INPUT DATA
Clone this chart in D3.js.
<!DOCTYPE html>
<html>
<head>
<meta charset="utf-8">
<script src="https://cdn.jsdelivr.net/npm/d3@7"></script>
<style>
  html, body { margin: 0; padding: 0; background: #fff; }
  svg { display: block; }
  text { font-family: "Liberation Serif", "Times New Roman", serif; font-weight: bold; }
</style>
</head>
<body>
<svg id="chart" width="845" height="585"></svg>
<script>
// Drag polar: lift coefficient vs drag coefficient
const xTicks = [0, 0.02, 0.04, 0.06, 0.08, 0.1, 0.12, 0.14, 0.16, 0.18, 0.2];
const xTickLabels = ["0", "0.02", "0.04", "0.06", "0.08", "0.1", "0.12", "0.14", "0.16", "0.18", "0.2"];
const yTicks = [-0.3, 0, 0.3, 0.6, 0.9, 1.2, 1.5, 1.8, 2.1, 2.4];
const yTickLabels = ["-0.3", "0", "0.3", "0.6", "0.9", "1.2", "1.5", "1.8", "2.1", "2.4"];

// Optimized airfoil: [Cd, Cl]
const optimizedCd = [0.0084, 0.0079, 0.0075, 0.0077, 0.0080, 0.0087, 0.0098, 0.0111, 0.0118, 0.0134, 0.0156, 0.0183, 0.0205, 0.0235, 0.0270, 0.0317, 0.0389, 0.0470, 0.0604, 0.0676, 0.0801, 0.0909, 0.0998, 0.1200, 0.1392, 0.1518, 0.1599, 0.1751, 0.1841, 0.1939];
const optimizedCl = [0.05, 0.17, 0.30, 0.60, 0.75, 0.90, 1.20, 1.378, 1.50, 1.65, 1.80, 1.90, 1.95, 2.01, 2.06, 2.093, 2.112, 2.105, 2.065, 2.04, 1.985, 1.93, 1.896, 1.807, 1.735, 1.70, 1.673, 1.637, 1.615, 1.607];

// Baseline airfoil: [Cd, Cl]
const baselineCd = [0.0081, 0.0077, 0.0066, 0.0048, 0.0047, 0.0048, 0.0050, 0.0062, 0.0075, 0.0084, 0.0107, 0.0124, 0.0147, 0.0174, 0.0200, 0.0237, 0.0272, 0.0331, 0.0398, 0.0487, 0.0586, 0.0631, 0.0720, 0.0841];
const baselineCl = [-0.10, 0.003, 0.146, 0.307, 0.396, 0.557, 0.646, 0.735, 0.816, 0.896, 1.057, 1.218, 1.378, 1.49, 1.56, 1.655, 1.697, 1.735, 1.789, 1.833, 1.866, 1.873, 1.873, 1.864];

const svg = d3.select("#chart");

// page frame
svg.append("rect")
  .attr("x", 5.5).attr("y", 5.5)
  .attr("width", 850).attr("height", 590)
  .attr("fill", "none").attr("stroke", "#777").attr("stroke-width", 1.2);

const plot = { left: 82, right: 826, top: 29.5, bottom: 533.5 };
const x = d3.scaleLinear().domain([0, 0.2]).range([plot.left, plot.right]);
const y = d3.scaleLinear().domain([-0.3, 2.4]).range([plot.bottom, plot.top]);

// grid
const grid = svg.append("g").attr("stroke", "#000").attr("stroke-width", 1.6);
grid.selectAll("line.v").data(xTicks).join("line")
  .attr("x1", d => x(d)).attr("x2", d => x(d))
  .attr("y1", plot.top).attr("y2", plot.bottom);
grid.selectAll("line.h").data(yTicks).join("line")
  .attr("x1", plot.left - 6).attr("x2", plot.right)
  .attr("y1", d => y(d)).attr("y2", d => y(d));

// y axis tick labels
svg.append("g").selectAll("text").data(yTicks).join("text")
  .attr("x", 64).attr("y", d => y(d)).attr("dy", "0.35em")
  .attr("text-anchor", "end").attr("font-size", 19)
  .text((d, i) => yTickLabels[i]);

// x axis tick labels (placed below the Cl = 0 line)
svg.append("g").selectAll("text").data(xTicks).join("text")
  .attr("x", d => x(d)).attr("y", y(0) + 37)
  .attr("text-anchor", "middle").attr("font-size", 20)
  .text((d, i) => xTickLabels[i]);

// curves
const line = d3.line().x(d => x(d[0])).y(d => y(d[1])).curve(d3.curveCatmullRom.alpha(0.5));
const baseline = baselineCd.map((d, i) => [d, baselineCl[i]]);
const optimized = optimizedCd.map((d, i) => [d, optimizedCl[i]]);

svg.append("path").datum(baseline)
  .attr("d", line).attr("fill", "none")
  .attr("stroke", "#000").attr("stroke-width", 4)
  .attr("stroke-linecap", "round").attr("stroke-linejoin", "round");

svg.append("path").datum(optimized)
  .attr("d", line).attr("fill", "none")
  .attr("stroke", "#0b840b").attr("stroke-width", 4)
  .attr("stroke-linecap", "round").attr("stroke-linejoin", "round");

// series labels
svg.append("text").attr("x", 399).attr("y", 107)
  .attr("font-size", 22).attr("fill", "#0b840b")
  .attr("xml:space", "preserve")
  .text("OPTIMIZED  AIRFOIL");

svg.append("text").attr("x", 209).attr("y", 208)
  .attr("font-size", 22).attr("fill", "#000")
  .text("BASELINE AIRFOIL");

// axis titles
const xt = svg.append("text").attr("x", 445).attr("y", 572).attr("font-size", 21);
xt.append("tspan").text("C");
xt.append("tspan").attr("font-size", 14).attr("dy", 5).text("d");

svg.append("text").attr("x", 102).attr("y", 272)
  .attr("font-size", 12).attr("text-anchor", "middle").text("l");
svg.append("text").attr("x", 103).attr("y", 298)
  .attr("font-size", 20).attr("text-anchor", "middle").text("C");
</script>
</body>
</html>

---

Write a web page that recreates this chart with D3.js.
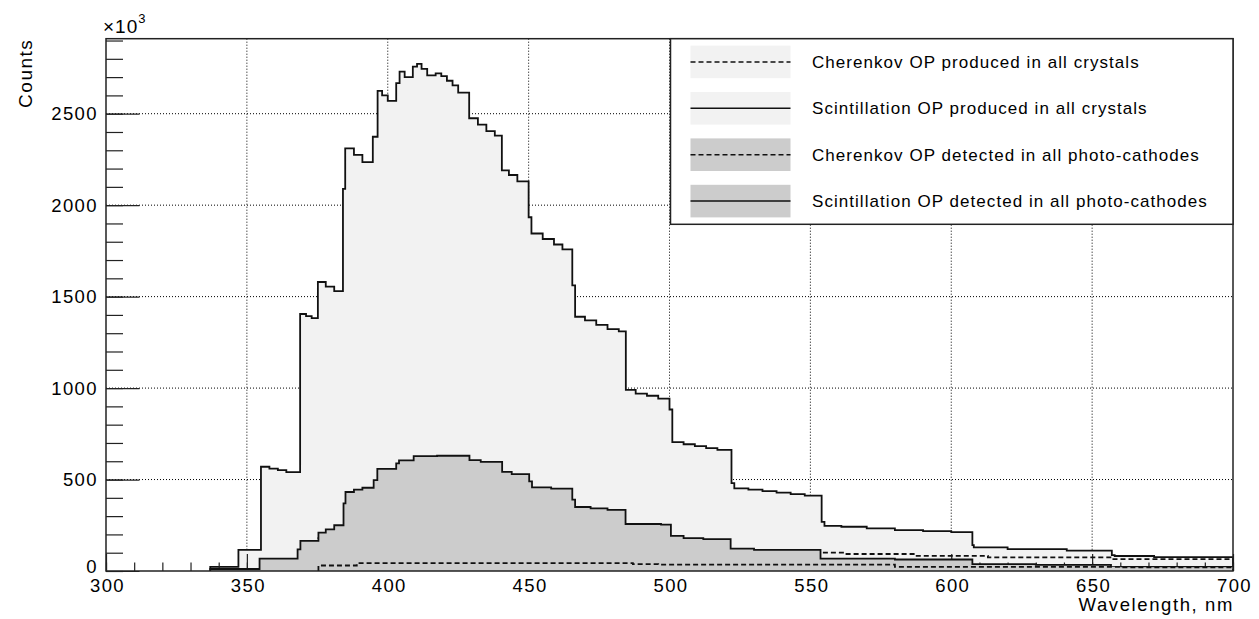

AIM
Repeat these lines exactly and nothing more: the one containing "Clone this chart in D3.js.", the one containing "1.637, 1.615, 1.607];", and all the lines between.

RESULT OF THIS TASK
Clone this chart in D3.js.
<!DOCTYPE html>
<html>
<head>
<meta charset="utf-8">
<script src="https://cdn.jsdelivr.net/npm/d3@7"></script>
<style>
  html, body { margin: 0; padding: 0; background: #fff; }
  svg { display: block; }
  text { font-family: "Liberation Serif", "Times New Roman", serif; font-weight: bold; }
</style>
</head>
<body>
<svg id="chart" width="845" height="585"></svg>
<script>
// Drag polar: lift coefficient vs drag coefficient
const xTicks = [0, 0.02, 0.04, 0.06, 0.08, 0.1, 0.12, 0.14, 0.16, 0.18, 0.2];
const xTickLabels = ["0", "0.02", "0.04", "0.06", "0.08", "0.1", "0.12", "0.14", "0.16", "0.18", "0.2"];
const yTicks = [-0.3, 0, 0.3, 0.6, 0.9, 1.2, 1.5, 1.8, 2.1, 2.4];
const yTickLabels = ["-0.3", "0", "0.3", "0.6", "0.9", "1.2", "1.5", "1.8", "2.1", "2.4"];

// Optimized airfoil: [Cd, Cl]
const optimizedCd = [0.0084, 0.0079, 0.0075, 0.0077, 0.0080, 0.0087, 0.0098, 0.0111, 0.0118, 0.0134, 0.0156, 0.0183, 0.0205, 0.0235, 0.0270, 0.0317, 0.0389, 0.0470, 0.0604, 0.0676, 0.0801, 0.0909, 0.0998, 0.1200, 0.1392, 0.1518, 0.1599, 0.1751, 0.1841, 0.1939];
const optimizedCl = [0.05, 0.17, 0.30, 0.60, 0.75, 0.90, 1.20, 1.378, 1.50, 1.65, 1.80, 1.90, 1.95, 2.01, 2.06, 2.093, 2.112, 2.105, 2.065, 2.04, 1.985, 1.93, 1.896, 1.807, 1.735, 1.70, 1.673, 1.637, 1.615, 1.607];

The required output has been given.